3 – COMIC BOOKS ARE SEXY


One would think that it needn’t to be said. But all the talk about costume practicality, can lead one to think that all erotic characteristics should be banned from comic books. Sad it already is that few overt erotic or sexual situations should occur in comic books, even when more and more adults are reading them. But to pretend to completely de-eroticize comics is tantamount to pretend that guns should be banned from crime comics (they’re not essential to the genre, but are part of the tradition). Both male and female super-heroes (and many of the super-villains) are soft caricatures of perfect morphology: exaggerated only so that natural characteristics are enhanced in an aesthetically attractive way. Male and female super-heroes are drawn as close to idealized perfection as can be managed by the talent of the inker. They are the modern Pantheon of new gods and goddesses. And that is undeniably one of the historically main reasons that attracted pre-teens and teens to comic books. Men larger than life, women sexier than sin. A power fantasy that allowed nerds and geeks to escape the bullying of jocks and assholes in general, gaining a putative revenge over them as they knew – like only nerds can know – that one day, they would get what was coming to them: just look at the way nerdy Peter Parker took care of such bullies as the Vulture, Rhino and über-teacher Doc Oc.

And one must not forget that to most young boys, in an age before the advent of the internet, when even under the counter was to high to be reached, the first glimpses of perfect female bodies they ever got, came through comic books.

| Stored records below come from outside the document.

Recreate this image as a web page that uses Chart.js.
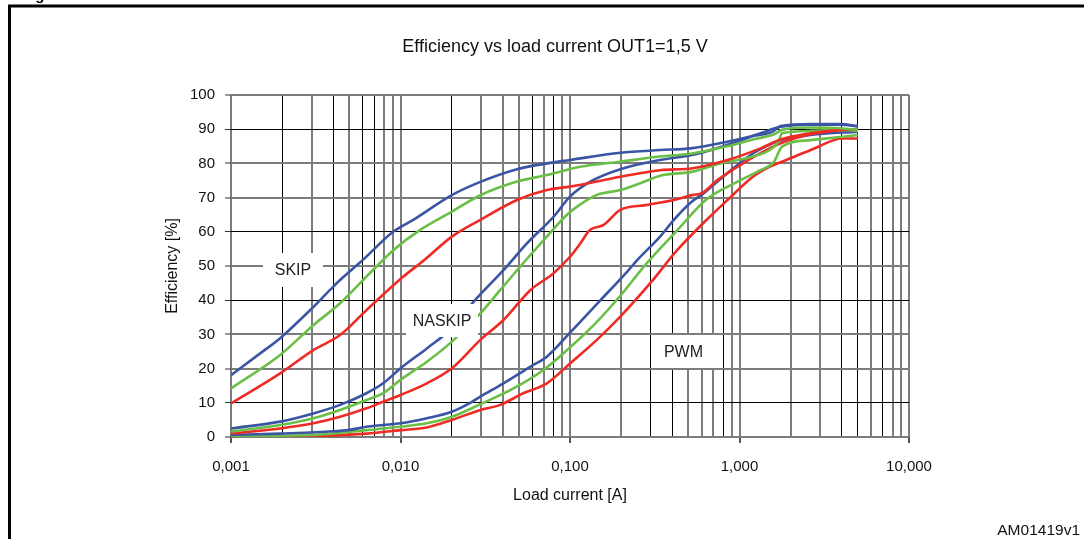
<!DOCTYPE html>
<html>
<head>
<meta charset="utf-8">
<script src="https://cdn.jsdelivr.net/npm/chart.js@4.4.1/dist/chart.umd.min.js"></script>
<style>
html,body{margin:0;padding:0;background:#fff;overflow:hidden}
#wrap{width:1084px;height:539px;position:relative}
canvas{display:block}
</style>
</head>
<body>
<div id="wrap"><canvas id="c" width="1084" height="539"></canvas></div>
<script>
// ---------- DATA ----------
const chartTitle = 'Efficiency vs load current OUT1=1,5 V';
const xAxisTitle = 'Load current [A]';
const yAxisTitle = 'Efficiency [%]';
const docCode = 'AM01419v1';
const modeLabels = ['SKIP', 'NASKIP', 'PWM'];
const yTicks = [0, 10, 20, 30, 40, 50, 60, 70, 80, 90, 100];

// SKIP mode
const skipBlueI  = [0.001, 0.0015, 0.00195, 0.00293, 0.00384, 0.0044, 0.006, 0.00905, 0.0119, 0.0202, 0.0296, 0.0487, 0.0732, 0.1, 0.198, 0.34, 0.514, 0.847, 1.2, 1.57, 1.75, 2.63, 3.95, 5.0];
const skipBlueE  = [18.1, 24.6, 28.9, 37.1, 43.0, 45.9, 51.8, 60.0, 63.5, 70.8, 74.6, 78.3, 80.0, 81.0, 83.1, 83.9, 84.4, 86.3, 88.0, 89.3, 90.9, 91.5, 91.5, 90.9];
const skipGreenI = [0.001, 0.00195, 0.00306, 0.0044, 0.0063, 0.0091, 0.013, 0.0201, 0.0296, 0.0487, 0.073, 0.115, 0.198, 0.34, 0.514, 0.847, 1.2, 1.6, 1.78, 2.63, 3.95, 5.0];
const skipGreenE = [14.2, 24.0, 32.7, 39.1, 46.9, 54.7, 60.5, 65.9, 70.7, 74.7, 76.6, 79.0, 80.5, 82.0, 82.8, 85.0, 87.0, 88.5, 89.8, 90.5, 90.3, 89.8];
const skipRedI   = [0.001, 0.00195, 0.00306, 0.0044, 0.0063, 0.01, 0.014, 0.0201, 0.0296, 0.0487, 0.073, 0.1, 0.198, 0.34, 0.53, 0.85, 1.33, 1.75, 2.63, 3.95, 5.0];
const skipRedE   = [9.8, 18.6, 25.4, 29.8, 37.1, 46.2, 52.0, 58.6, 63.5, 69.3, 72.2, 73.2, 76.1, 78.0, 78.6, 81.0, 84.4, 87.0, 88.8, 89.8, 90.0];

// NASKIP mode
const naskipBlueI  = [0.001, 0.00195, 0.00306, 0.0044, 0.0063, 0.0079, 0.01, 0.0143, 0.0201, 0.0276, 0.0405, 0.0557, 0.08, 0.1, 0.131, 0.198, 0.34, 0.53, 0.847, 1.33, 1.75, 2.63, 3.95, 5.0];
const naskipBlueE  = [2.5, 4.5, 6.9, 9.4, 12.8, 15.7, 20.1, 25.9, 31.8, 40.1, 48.8, 56.6, 64.4, 70.3, 74.6, 78.3, 81.0, 82.5, 85.4, 88.8, 90.7, 91.3, 91.3, 90.8];
const naskipGreenI = [0.001, 0.00195, 0.00306, 0.0044, 0.0063, 0.0079, 0.01, 0.0143, 0.0201, 0.0255, 0.029, 0.0388, 0.0529, 0.073, 0.096, 0.115, 0.144, 0.198, 0.26, 0.34, 0.53, 0.77, 1.2, 1.5, 1.7, 1.78, 2.63, 3.95, 5.0];
const naskipGreenE = [1.6, 3.5, 5.5, 7.9, 10.8, 12.8, 16.7, 22.0, 27.9, 33.2, 35.7, 43.0, 50.8, 58.6, 65.0, 68.0, 70.8, 72.2, 74.2, 76.4, 77.6, 80.0, 82.0, 83.9, 86.4, 88.8, 89.5, 89.8, 89.5];
const naskipRedI   = [0.001, 0.00195, 0.00306, 0.0044, 0.0063, 0.0079, 0.01, 0.0143, 0.0201, 0.0296, 0.0405, 0.0585, 0.08, 0.1, 0.115, 0.131, 0.158, 0.198, 0.28, 0.41, 0.53, 0.6, 0.74, 0.97, 1.33, 1.75, 2.63, 3.95, 5.0];
const naskipRedE   = [1.0, 2.5, 4.0, 5.9, 8.4, 10.3, 12.3, 15.7, 20.1, 28.4, 34.2, 43.0, 47.9, 52.7, 56.6, 60.5, 62.0, 66.4, 67.8, 69.3, 70.8, 71.3, 75.1, 79.0, 83.0, 85.9, 88.5, 89.7, 90.0];

// PWM mode
const pwmBlueI  = [0.001, 0.00195, 0.0038, 0.0049, 0.0063, 0.0079, 0.01, 0.0143, 0.0201, 0.025, 0.0296, 0.0405, 0.0585, 0.073, 0.1, 0.15, 0.217, 0.25, 0.34, 0.41, 0.514, 0.616, 0.847, 1.2, 1.75, 2.63, 5.0];
const pwmBlueE  = [0.6, 1.0, 1.6, 2.0, 3.0, 3.5, 4.0, 5.5, 7.4, 9.6, 11.8, 15.7, 20.6, 23.5, 30.5, 39.8, 48.3, 51.8, 58.6, 63.5, 68.5, 71.3, 77.1, 82.9, 86.8, 88.3, 89.3];
const pwmGreenI = [0.001, 0.00306, 0.0063, 0.01, 0.0143, 0.0201, 0.0296, 0.0464, 0.0697, 0.096, 0.138, 0.198, 0.28, 0.43, 0.64, 0.97, 1.33, 1.6, 1.78, 2.63, 5.0];
const pwmGreenE = [0.3, 0.6, 2.0, 3.0, 4.0, 5.9, 9.6, 14.2, 19.6, 25.4, 32.7, 41.3, 50.5, 60.5, 69.5, 74.6, 78.0, 80.5, 84.9, 86.8, 88.3];
const pwmRedI   = [0.001, 0.00306, 0.0063, 0.01, 0.0143, 0.0201, 0.0296, 0.0388, 0.053, 0.073, 0.1, 0.144, 0.198, 0.3, 0.43, 0.61, 0.85, 1.2, 1.5, 1.78, 2.63, 3.6, 3.95, 5.0];
const pwmRedE   = [0.0, 0.3, 1.0, 2.0, 2.8, 5.0, 7.9, 9.4, 12.8, 15.7, 21.5, 28.4, 35.2, 45.2, 54.7, 62.5, 69.3, 76.1, 79.0, 80.5, 83.9, 86.8, 87.3, 87.3];

// ---------- STYLE ----------
const BLUE = '#3b55a5', GREEN = '#6abf47', RED = '#ee2b24';
const FONT = '"Liberation Sans", Arial, Helvetica, sans-serif';
const xBlackLines = [0.002, 0.004, 0.006, 0.007, 0.02, 0.06, 0.08, 0.3, 0.4, 0.8, 4, 5, 7];
const yBlackLines = [10, 40, 60, 90];

function pts(I, E) { return I.map((x, i) => ({ x: x, y: E[i] })); }
function ds(label, I, E, color) {
  return { label, data: pts(I, E), borderColor: color, backgroundColor: color,
           borderWidth: 2.6, pointRadius: 0, fill: false, cubicInterpolationMode: 'monotone' };
}
function near(list, v) { return list.some(b => Math.abs(b - v) / b < 1e-6); }
function isDecade(v) { const l = Math.log10(v); return Math.abs(l - Math.round(l)) < 1e-6; }

const xTickValues = [];
for (let e = -3; e <= 0; e++) for (let m = 1; m <= 9; m++) xTickValues.push(Number((m * Math.pow(10, e)).toPrecision(6)));
xTickValues.push(10);

const deco = {
  id: 'deco',
  beforeDraw(chart) {
    const c = chart.ctx;
    c.save();
    c.fillStyle = '#fff';
    c.fillRect(0, 0, chart.width, chart.height);
    c.strokeStyle = '#000';
    c.lineWidth = 3;
    c.beginPath();
    c.moveTo(9.5, 560); c.lineTo(9.5, 6); c.lineTo(1100, 6);
    c.stroke();
    c.fillStyle = '#000';
    c.font = 'bold 15px ' + FONT;
    c.textAlign = 'left'; c.textBaseline = 'alphabetic';
    c.fillText('Figure', 22, -0.5);
    c.fillStyle = '#111';
    c.font = '18px ' + FONT;
    c.textAlign = 'center'; c.textBaseline = 'middle';
    c.fillText(chartTitle, 555, 47);
    c.font = '15.5px ' + FONT;
    c.textAlign = 'right';
    c.fillText(docCode, 1080, 531);
    c.restore();
  },
  afterDatasetsDraw(chart) {
    const c = chart.ctx;
    const boxes = [
      { t: modeLabels[0], x0: 263, y0: 253, x1: 323, y1: 287 },
      { t: modeLabels[1], x0: 406, y0: 304, x1: 478, y1: 337 },
      { t: modeLabels[2], x0: 652, y0: 335, x1: 715, y1: 368 }
    ];
    c.save();
    c.font = '16px ' + FONT;
    c.textAlign = 'center'; c.textBaseline = 'middle';
    boxes.forEach(b => {
      c.fillStyle = '#fff';
      c.fillRect(b.x0, b.y0, b.x1 - b.x0, b.y1 - b.y0);
      c.fillStyle = '#222';
      c.fillText(b.t, (b.x0 + b.x1) / 2, (b.y0 + b.y1) / 2 + 1);
    });
    c.restore();
  }
};

Chart.defaults.font.family = FONT;
Chart.defaults.font.size = 15;
Chart.defaults.color = '#111';

new Chart(document.getElementById('c'), {
  type: 'line',
  data: {
    datasets: [
      ds('SKIP blue', skipBlueI, skipBlueE, BLUE),
      ds('SKIP green', skipGreenI, skipGreenE, GREEN),
      ds('SKIP red', skipRedI, skipRedE, RED),
      ds('NASKIP blue', naskipBlueI, naskipBlueE, BLUE),
      ds('NASKIP green', naskipGreenI, naskipGreenE, GREEN),
      ds('NASKIP red', naskipRedI, naskipRedE, RED),
      ds('PWM blue', pwmBlueI, pwmBlueE, BLUE),
      ds('PWM green', pwmGreenI, pwmGreenE, GREEN),
      ds('PWM red', pwmRedI, pwmRedE, RED)
    ]
  },
  options: {
    responsive: false,
    animation: false,
    devicePixelRatio: 1,
    layout: { padding: { left: 159, right: 175, top: 95, bottom: 30 } },
    plugins: { legend: { display: false }, tooltip: { enabled: false }, title: { display: false } },
    scales: {
      x: {
        type: 'logarithmic',
        min: 0.001, max: 10,
        afterBuildTicks: (s) => { s.ticks = xTickValues.map(v => ({ value: v })); },
        afterFit: (s) => { s.height = 72; },
        border: { display: false },
        grid: {
          color: (ctx) => near(xBlackLines, ctx.tick.value) ? '#000' : '#7c7c7c',
          lineWidth: (ctx) => near(xBlackLines, ctx.tick.value) ? 1 : 2,
          tickColor: (ctx) => isDecade(ctx.tick.value) ? '#555' : 'rgba(0,0,0,0)',
          tickWidth: 2,
          tickLength: 6
        },
        ticks: {
          autoSkip: false, maxRotation: 0, minRotation: 0, padding: 15, color: '#111',
          callback: (v) => isDecade(v) ? Number(v).toFixed(3).replace('.', ',') : ''
        },
        title: { display: true, text: xAxisTitle, color: '#111', font: { size: 16 }, padding: { top: 4, bottom: 4 } }
      },
      y: {
        type: 'linear',
        min: 0, max: 100,
        afterBuildTicks: (s) => { s.ticks = yTicks.map(v => ({ value: v })); },
        afterFit: (s) => { s.width = 72; },
        border: { display: false },
        grid: {
          color: (ctx) => near(yBlackLines, ctx.tick.value) ? '#000' : '#7c7c7c',
          lineWidth: (ctx) => near(yBlackLines, ctx.tick.value) ? 1 : 2,
          tickColor: '#333',
          tickWidth: 1,
          tickLength: 6
        },
        ticks: { padding: 10, color: '#111', callback: (v) => String(v) },
        title: { display: true, text: yAxisTitle, color: '#111', font: { size: 16 }, padding: { top: 4, bottom: 4 } }
      }
    }
  },
  plugins: [deco]
});
</script>
</body>
</html>
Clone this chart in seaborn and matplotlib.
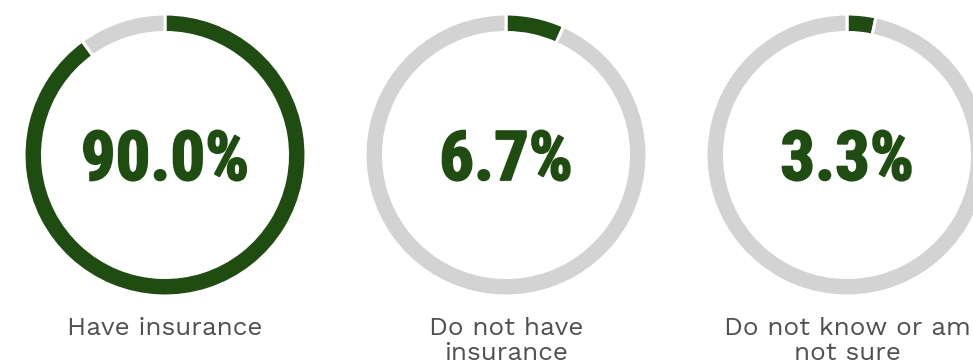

Not the fleeting blink-and-you’ll-miss-it images of movies or tv shows, but gorgeous perennial panels in garish-colored comic books, that you could appreciate longingly for as long as you liked. So yes, comics are sexy.   There’s always an erotic tension that arises from female (and male) bodies in action: and in superhero comics, that action goes always over the top. Any killjoy can cry his throat sour about torn costumes, and impossibly firm breasts peeking through the tears on the fabric (never the nipple, mind you) , but one must surely stand in awe as how resistant all those costumes are to the level of power and high energy those fights yield. If you ever got into a fisticuffs you know that no matter how brief it turns out to be, or how unprepared any of the combatants is, both will end up with shirt buttons missing, torn sweaters, or broken wristwatches. But you can throw a nuclear bomb on Supergirl or Power Girl and if their costumes get even a small rip, that rip will be artfully located in such a way not to be the least revealing (talk about practicality and realism in comics). But that is as well, as the forbidden fruit is ever more enticing. (As a male reader, I tend to talk of superheroines, but the same is surely true for female readers ogling Conan’s six-pack or Wolverines manly naked torso, sweaty from killing hundreds of ninjas; and it is curious as every twerp complains about Red Sonja going into combat in a chain mail bikini, but give a free path to Conan who does the same in leather breeches).

Further on, I’ll detail my own take on this imbecile list, as I believe there are some valid points to be made about its subject, points that Marston-Pitts go out of their way to ignore. But for now, let’s finish with this third corollary of comic book logic: super-hero comics are inherently sexy, as their heroes are idealized archetypes of physical perfection.

So these are the lines that will guide my appreciation of any superhero comic book I’ll happen to comment on. Obviously, I do not confine my reading to superhero comic books. So, take these lines as my manifest. This is what you’ll get if you stick around or just come by one in a while. And I hope you do.